The first argument to the sfunc, util.max_by_cols(), is the stype, but we are using the table name to populate that argument. Looking at the third example above where I join test_t x to test_t y, it is clear that I must use the alias of one of the tables (I used x in the example above). However, what I require is to be able to pass columns from both tables, x and y, in my use case. To be specific, table x is my main table, and table y holds the prioritization order for the attribute I am using to prioritize in table x. In other words I need:
select (util.max_by_cols(x join y, 'x.col1,x.col2,y.col3')).rc FROM test_t x join test_t y on x.rc=y.rc
That is, the shape of my stype is some subset of the columns of all of the tables being joined, plus any arbitrary items required for maintaining state during the fold.

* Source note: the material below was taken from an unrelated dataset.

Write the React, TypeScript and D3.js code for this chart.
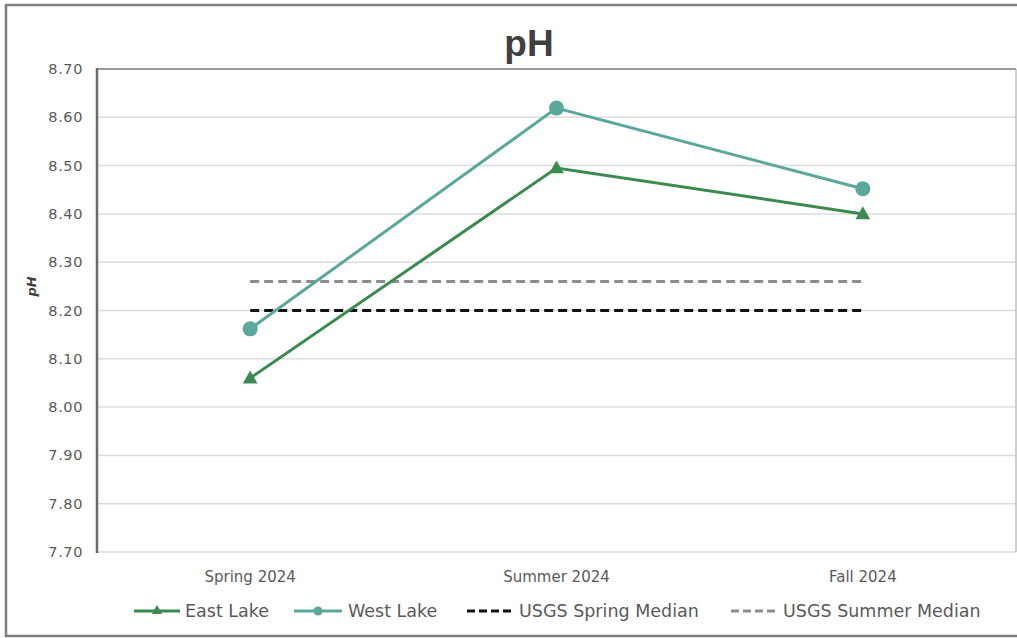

In general, the function should work in the following context:
select
t1.a, -- the group by key(s)
sum(t1.b), -- aggregating something in t1 or t2
f(t1.c, t2.d, t1.e, t1.f) -- our new function, f, picking t1.c
-- using ordering of (t2.d, t1.e, t1.f)
from t1 join t2 on t1.da = t2.da -- exactly one record in t2 matches
group by t1.a
In summary, the sql solution has two primary problems, it forces the shape of the stype (which limits the flexibility of the fold), and it limits the shape of the stype to columns from only a single table. It is true that the second limitation can be worked around with subqueries, but I am in an environment where the structure of the query is already programmatically generated and I would like to avoid changing that structure for this use case. Regardless, the limitation on the shape of the stype being equal to the shape of the row, is still problematic. I will fiddle more, but I would really love to see the C solution. Ultimately, seeing how this could be done in C would likely open up a world of more interesting possibilities in the future.